Jika hal itu penyebab krisis ekonomi moneter 10 tahun lalu, apa penyebab krisis 
2007/2008? Secara resmi pemerintah menjawab, penyebabnya adalah krisis kredit 
perumahan AS (subprime mortgage), gejolak harga minyak, dan gejolak harga 
komoditas strategis karena permintaan yang meningkat.

Pertanyaan mendasarnya, kenapa pada krisis 1997/1998 Malaysia tidak terkena dan 
Thailand serta Korea Selatan yang juga didera krisis lebih cepat pulih jika 
dibandingkan dengan Indonesia? Dunia internasional mengakui, Malaysia tidak 
terkena krisis 1997/1998 karena menolak resep IMF, sedangkan Indonesia 
menyerahkan kedaulatan ekonominya kepada IMF melalui letter of intent sebagai 
tindak lanjut extended fund facility. Dalam krisis pangan sekarang pun, negara 
Asia yang terkena antara lain adalah Indonesia dan Filipina.

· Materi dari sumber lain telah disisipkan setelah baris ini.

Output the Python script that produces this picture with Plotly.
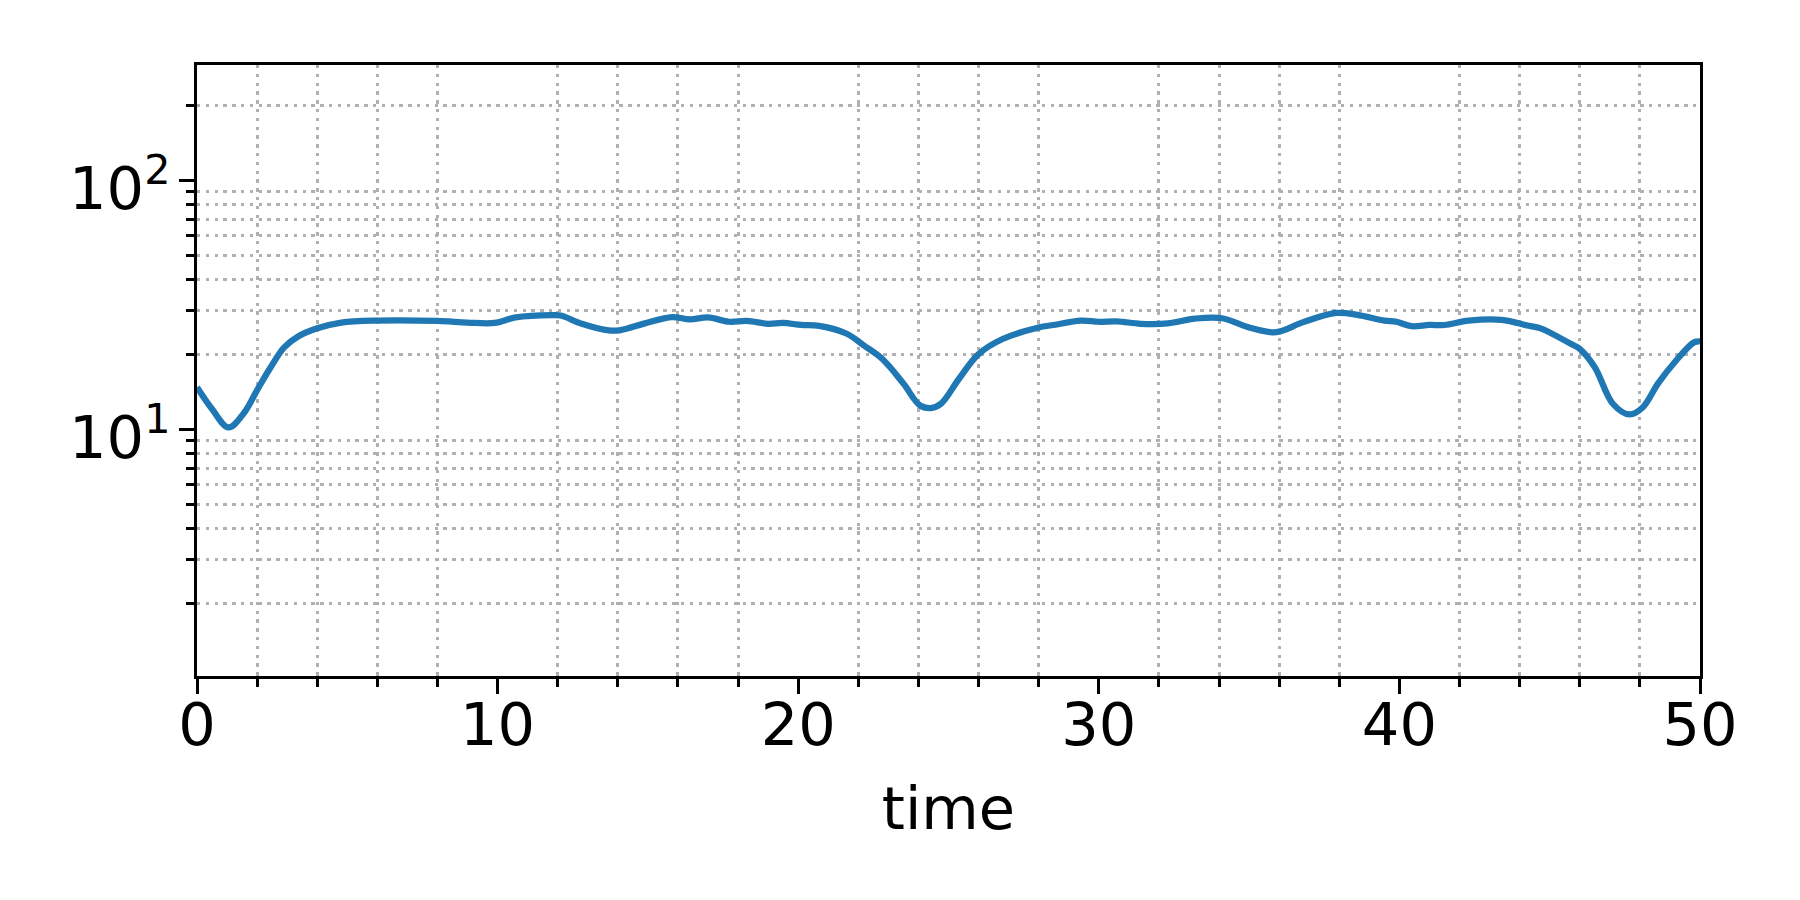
import plotly.graph_objects as go

# ---- data ----
time_vals = [0, 0.5, 1.05, 1.55, 2.0, 2.45, 2.9, 3.35, 4.0, 4.8, 6.0, 8.0, 9.0, 9.9,
             10.6, 11.8, 12.1, 12.8, 13.7, 14.1, 14.9, 15.8, 16.4, 17.0, 17.7, 18.3,
             19.0, 19.5, 20.1, 20.7, 21.6, 22.2, 22.8, 23.5, 24.05, 24.4, 24.75, 25.35,
             26.0, 26.8, 28.0, 28.5, 29.4, 30.0, 30.6, 31.4, 32.3, 33.2, 34.1, 35.0,
             35.9, 36.8, 37.9, 38.6, 39.5, 39.9, 40.4, 41.0, 41.5, 42.3, 43.4, 44.3,
             44.7, 45.7, 46.0, 46.5, 47.1, 47.65, 48.1, 48.6, 49.2, 49.8, 50.0]
series_vals = [14.8, 12.1, 10.2, 11.6, 14.4, 17.8, 21.4, 23.6, 25.5, 26.9, 27.4, 27.3, 26.9, 26.8,
               28.2, 28.8, 28.7, 26.6, 25.0, 25.1, 26.7, 28.3, 27.7, 28.2, 27.1, 27.3,
               26.6, 26.8, 26.3, 26.1, 24.3, 21.7, 19.2, 15.3, 12.5, 12.2, 12.7, 16.0,
               20.1, 23.1, 25.7, 26.3, 27.4, 27.1, 27.2, 26.6, 26.7, 27.9, 28.0, 25.7,
               24.6, 27.0, 29.4, 28.9, 27.4, 27.1, 26.0, 26.3, 26.3, 27.4, 27.6, 26.1,
               25.5, 22.1, 21.1, 17.8, 12.7, 11.5, 12.3, 15.3, 18.9, 22.4, 22.6]

x_major_ticks = [0, 10, 20, 30, 40, 50]
x_major_labels = ["0", "10", "20", "30", "40", "50"]
x_minor_ticks = [2, 4, 6, 8, 12, 14, 16, 18, 22, 24, 26, 28, 32, 34, 36, 38, 42, 44, 46, 48]
y_major_ticks = [10, 100]
y_major_labels = ["10<sup>1</sup>", "10<sup>2</sup>"]
y_minor_ticks = [2, 3, 4, 5, 6, 7, 8, 9, 20, 30, 40, 50, 60, 70, 80, 90, 200]

FONT = "DejaVu Sans"
GRID = "#b0b0b0"

fig = go.Figure()
fig.add_trace(go.Scatter(
    x=time_vals, y=series_vals, mode="lines",
    line=dict(color="#1f77b4", width=6.25, shape="spline", smoothing=1.0),
    showlegend=False, hoverinfo="skip",
))

# page body adds a small offset; margins compensate for it
fig.update_layout(
    width=1800, height=900,
    margin=dict(l=189, r=108, t=57, b=232, autoexpand=False),
    paper_bgcolor="white", plot_bgcolor="white",
    font=dict(family=FONT, size=59, color="black"),
)

fig.update_xaxes(
    range=[0, 50], automargin=False,
    tickmode="array", tickvals=x_major_ticks, ticktext=x_major_labels,
    ticks="outside", ticklen=14.6, tickwidth=3.3, tickcolor="black",
    ticklabelstandoff=-20,
    showgrid=False, zeroline=False,
    showline=True, linecolor="black", linewidth=3.3, mirror=True,
    tickfont=dict(family=FONT, size=59, color="black"),
    title=dict(text="time", font=dict(family=FONT, size=59, color="black"), standoff=31),
    minor=dict(tickmode="array", tickvals=x_minor_ticks, ticks="outside", ticklen=8.3,
               tickwidth=2.5, tickcolor="black", showgrid=True, gridcolor=GRID,
               gridwidth=3.3, griddash="3.3px,5.5px"),
)

fig.update_yaxes(
    type="log", range=[0.0104, 2.464], automargin=False,
    tickmode="array", tickvals=y_major_ticks, ticktext=y_major_labels,
    ticks="outside", ticklen=14.6, tickwidth=3.3, tickcolor="black",
    ticklabelshift=8, ticklabelstandoff=-3,
    showgrid=False, zeroline=False,
    showline=True, linecolor="black", linewidth=3.3, mirror=True,
    tickfont=dict(family=FONT, size=59, color="black"),
    minor=dict(tickmode="array", tickvals=y_minor_ticks, ticks="outside", ticklen=8.3,
               tickwidth=2.5, tickcolor="black", showgrid=True, gridcolor=GRID,
               gridwidth=3.3, griddash="3.3px,5.5px"),
)

fig.write_html("out.html")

Situasi itulah yang mengingatkan saya saat Presiden Yudhoyono merekrut calon 
menteri pada Oktober 2004. Melihat siapa-siapa yang datang ke Cikeas, mahasiswa 
dan banyak kalangan menolak kaki tangan asing dan yang diindikasikan koruptor 
menjadi menteri. SBY merespons kritik itu dengan pendekatan prosedural. "Kita 
tidak boleh menuduh," katanya bijaksana meneduhkan suasana. Ternyata yang 
dipilihnya justru mereka yang hangat bersahabat dengan Barat.

Demikian juga saat reshuffle. Para fundamentalis mekanisme pasar dan penyanjung 
liberalisasi ekonomi, meminjam istilah Joseph Stiglitz, makin berjaya. Maka 
kebijakan yang menyengsarakan rakyat dan melanggengkan penyakit ekonomi klasik 
mewujud kembali dalam wajah demokrasi liberal. Hasilnya, seperti yang kita 
alami sekarang, krisis energi, krisis pangan, krisis keuangan, krisis 
infrastruktur dan aparatur, serta krisis fiskal.

Rasanya kita belajar sejarah, tapi tidak mencerna manfaatnya. Yang pasti, 
kebijakan ekonomi kita menjadi ahistoris dan terlepas dari perintah konstitusi. 
Di tengah Pemilu 2009 yang tinggal setahun lagi, muncul pertanyaan, adakah SBY 
berpeluang memperbaiki kebijakan para fundamentalis pasar yang berdampak tidak 
terpenuhinya janji kampanye 2004? Selama hayat dikandung badan, peluang selalu 
ada. Soalnya, adakah kemauan untuk itu?